You are asked to think about the case at length. Is her action right or wrong? Of course, we can't simply say right or wrong. We have to say right or wrong based on some particular conception of what it means for an action to be right or wrong. In other words, you need to select one of the theories we have discussed and reason, on the basis of that theory, about whether her action is right or wrong. Be sure that the theory you assume is defensible. CER, for example, would be a poor choice at this stage. It might be tempting to give an argument like:
Assuming CER, and given that Ms. Bradely is a member of the American Culture, it follows that it is morally right for her to abort her pregancy since she is in the first trimester and abortion is always permissible in the first trimester in the American Culture given the Supreme Court's decision in Roe v. Wade.
This is a well-put argument, clearly stating as it does the assumptions and clearly stepping as it does from the assumptions to the moral permissibility of her action. But just because the argument can be clearly stated does not mean that it is a good argument. In particular, this argument is obviously unsound. CER is one of the theories our Standards of Evaluation rejected. CER is self-contradictory and has implications which are absolutely unacceptable. Thus the person who put forward this argument would open themselves up to these and other criticisms, which is surely something to be avoided as much as possible.
Indeed, as we work through the theories we will discover a number that are critically unusuable in light of the assumptions they make. It will only be later that we find usuable theories. Nevertheless, it is important to learn how to apply indefensible theories so as to understand them better.
A further point should be made. The theories we consider should in no way be considered decision boxes where you plug in the facts of the case in the theory spits out an answer--"this action is morally wrong" or "this action is morally right". Ethics, as many of you will note, is never so clear-cut or straightforward. We must wrestle with extremely complicated issues. In the above case, for example, we have added the complication that Ms. Bradely's fetus has Down's Syndrome. The theories serve to make precise a particular conception of what it is for an action to be morally right or morally wrong. That does not mean that they suddenly make it black-and-white or even easy to see whether a particular action is right or wrong. All we can do in studying these often complicated issues is, naturally enough, the best we can. We try to make our assumptions clear and defensible. In particular, we try to make our conceptions of ethics clear and defensible by formulating them into theories which have a chance at passing our pre-established Standards. But then it is up to us to argue back and forth about what is in fact implied by a particular understanding of ethics. Sometimes it is obvious what follows, but sometimes it is not. Perhaps it would be nice if everything were straightforward and mechanical. But would any of us really want it that way? After all, it's nothing less than our lives and how we should live them that we're talking about here.

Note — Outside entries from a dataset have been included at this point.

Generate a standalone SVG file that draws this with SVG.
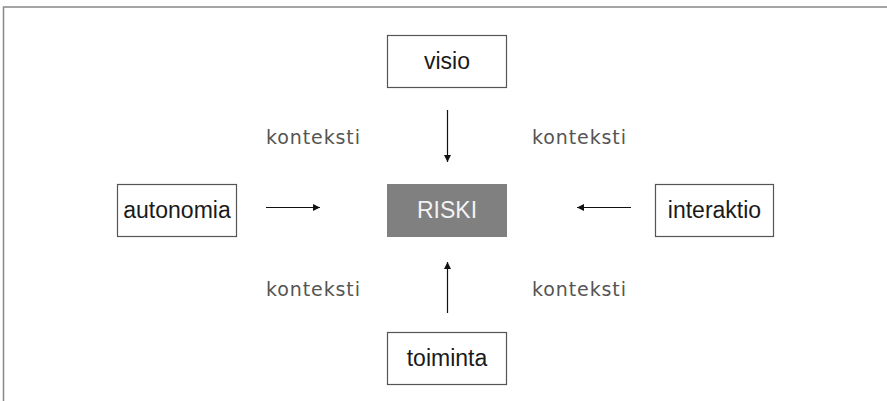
<svg xmlns="http://www.w3.org/2000/svg" width="887" height="401" viewBox="0 0 887 401">
<style>
.box{fill:#fff;stroke:#555;stroke-width:1.2}
.lbl{font-family:"Liberation Sans",Arial,sans-serif;font-size:23px;fill:#1a1a1a;text-anchor:middle}
.ctx{font-family:"DejaVu Sans",sans-serif;font-size:19px;fill:#555}
.conn line{stroke:#111;stroke-width:1.2;marker-end:url(#ah)}
</style>
<defs>
<marker id="ah" viewBox="0 0 10 10" refX="10" refY="5" markerWidth="7" markerHeight="7" markerUnits="userSpaceOnUse" orient="auto">
<path d="M0,0 L10,5 L0,10 z" fill="#111"/>
</marker>
</defs>
<rect width="887" height="401" fill="#fff"/>
<path d="M3.5,401 V7 H887" fill="none" stroke="#888" stroke-width="1.5"/>
<g id="visio"><rect class="box" x="387.5" y="35.5" width="119" height="52"/><text class="lbl" x="447" y="69">visio</text></g>
<g id="riski"><rect x="387" y="184" width="120" height="53" fill="#808080"/><text class="lbl" x="447" y="218" style="fill:#f2f2f2">RISKI</text></g>
<g id="autonomia"><rect class="box" x="117.5" y="184.5" width="119" height="52"/><text class="lbl" x="177" y="218">autonomia</text></g>
<g id="interaktio"><rect class="box" x="655.5" y="184.5" width="118" height="52"/><text class="lbl" x="714.5" y="218">interaktio</text></g>
<g id="toiminta"><rect class="box" x="387.5" y="332.5" width="119" height="52"/><text class="lbl" x="447" y="366">toiminta</text></g>
<g id="labels">
<text class="ctx" x="266" y="144" textLength="94">konteksti</text>
<text class="ctx" x="532" y="144" textLength="94">konteksti</text>
<text class="ctx" x="266" y="296" textLength="94">konteksti</text>
<text class="ctx" x="532" y="296" textLength="94">konteksti</text>
</g>
<g class="conn" id="connectors">
<line x1="447.5" y1="110" x2="447.5" y2="162"/>
<line x1="266" y1="207.5" x2="320" y2="207.5"/>
<line x1="631" y1="207.5" x2="577" y2="207.5"/>
<line x1="447.5" y1="313" x2="447.5" y2="262"/>
</g>
</svg>
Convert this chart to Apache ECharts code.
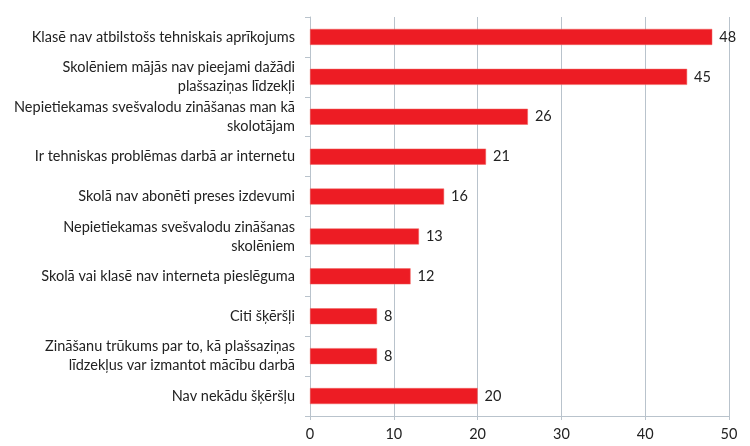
<!DOCTYPE html>
<html>
<head>
<meta charset="utf-8">
<script src="https://cdn.jsdelivr.net/npm/echarts@6/dist/echarts.min.js"></script>
<style>
html, body { margin: 0; padding: 0; background: #fff; }
#chart { width: 750px; height: 446px; }
</style>
</head>
<body>
<div id="chart"></div>
<script>
var categories = [
	'Klasē nav atbilstošs tehniskais aprīkojums',
	'Skolēniem mājās nav pieejami dažādi\nplašsaziņas līdzekļi',
	'Nepietiekamas svešvalodu zināšanas man kā\nskolotājam',
	'Ir tehniskas problēmas darbā ar internetu',
	'Skolā nav abonēti preses izdevumi',
	'Nepietiekamas svešvalodu zināšanas\nskolēniem',
	'Skolā vai klasē nav interneta pieslēguma',
	'Citi šķēršļi',
	'Zināšanu trūkums par to, kā plašsaziņas\nlīdzekļus var izmantot mācību darbā',
	'Nav nekādu šķēršļu'
];
var values = [48, 45, 26, 21, 16, 13, 12, 8, 8, 20];
var xTicks = [0, 10, 20, 30, 40, 50];

var chart = echarts.init(document.getElementById('chart'));
var font = 'Lato, "Open Sans", sans-serif';
var option = {
	animation: false,
	grid: {
		left: 310,
		right: 21,
		top: 17,
		bottom: 30,
		containLabel: false
	},
	xAxis: {
		type: 'value',
		min: xTicks[0],
		max: xTicks[xTicks.length - 1],
		interval: 10,
		axisLine: { show: true, lineStyle: { color: '#b9c3cc' } },
		axisTick: { show: true, length: 4, lineStyle: { color: '#b9c3cc' } },
		axisLabel: { color: '#222', fontSize: 14.5, fontFamily: font, margin: 11 },
		splitLine: { show: true, lineStyle: { color: '#b9c3cc', width: 1 } }
	},
	yAxis: {
		type: 'category',
		inverse: true,
		data: categories,
		axisLine: { show: true, lineStyle: { color: '#b9c3cc' } },
		axisTick: { show: true, length: 5, lineStyle: { color: '#b9c3cc' } },
		axisLabel: {
			color: '#222',
			fontSize: 14.5,
			fontFamily: font,
			margin: 15,
			lineHeight: 19,
			align: 'right'
		}
	},
	series: [{
		type: 'bar',
		data: values,
		barWidth: 16,
		itemStyle: { color: '#ed1c24', borderColor: '#f0625f', borderWidth: 0.5 },
		label: {
			show: true,
			position: 'right',
			distance: 7,
			color: '#222',
			fontSize: 14.5,
			fontFamily: font
		}
	}]
};
chart.setOption(option);
window.addEventListener('resize', function() {
	chart.resize();
});
</script>
</body>
</html>
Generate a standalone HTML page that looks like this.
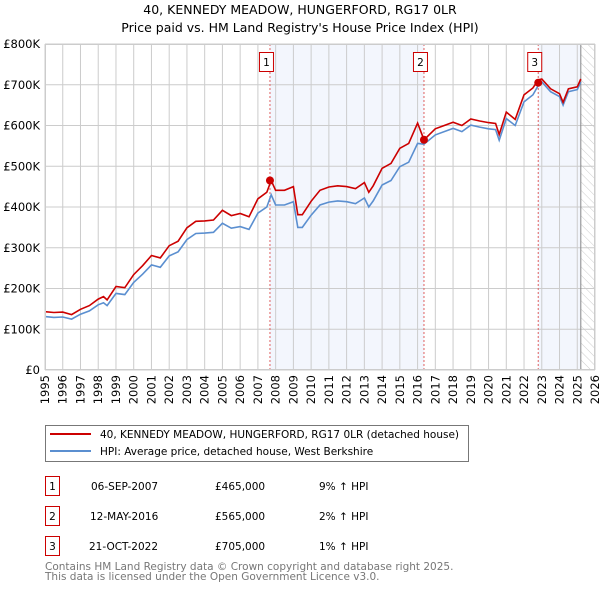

That said, let us describe each of the three sections in a Case.
The first section is the Argument:
Here you will assume a theory and argue, on the basis of that theory, to a conclusion. Your conclusion will be either "the act of __ is morally right" or "the act of __ is morally wrong". So, for example, in the above case your conclusion will either be "the act of Ms Bradely's aborting her pregnancy is morally right" or "the act of Ms. Bradely's aborting her pregnancy is morally right", whichever conclusion you think best follows from the theoretical assumption you've made. Then you will actually give an argument, preferably in paragraph form, to show that the conclusion does follow from the theory you've assumed. Presumably you will give the best argument you can.
The second section is the Critical Analysis:
Here you have the opportunity to criticize each other's arguments. You will be paired off with a partner and you will exchange your arguments. It is open to you to criticize any of the steps in your partner's argument and any of the assumptions your partner makes--either explicitly or implicitly and including the theory she or he has assumed. It is not open to you to criticize your partner. You are encouraged to see me if you do not understand the difference. You must state your criticisms clearly and carefully and provide appropriate justification.
The third and final section is the Response:
Here you have the opportunity to respond to your partner's criticisms. Your responses should be to show that (and how) your partner's criticisms fail, or to show that a better argument can be made for your conclusion which does not have the same problems as your first argument.
So that's the content of your case. The format should be followed precisely as the following outline.
Following the format precisely means that everything in your email should appear exactly as it does above, except, of course, what is in parentheses. Thus, "ARGUMENT" should be in all-caps and should be preceded by a series of dashes to demarcate the section.
Finally, some students find it odd or disconcerting that their case will include some of their partner's work - i.e., the Critical Analysis. They go to great lengths to include their own critical analysis, which only confuses me. I am very easily confused, so please do not include your critical analysis. A case should read like a point/counterpoint/counter-counterpoint debate. Your partner will include your critical analysis with her case, and you will be duly credited for your work.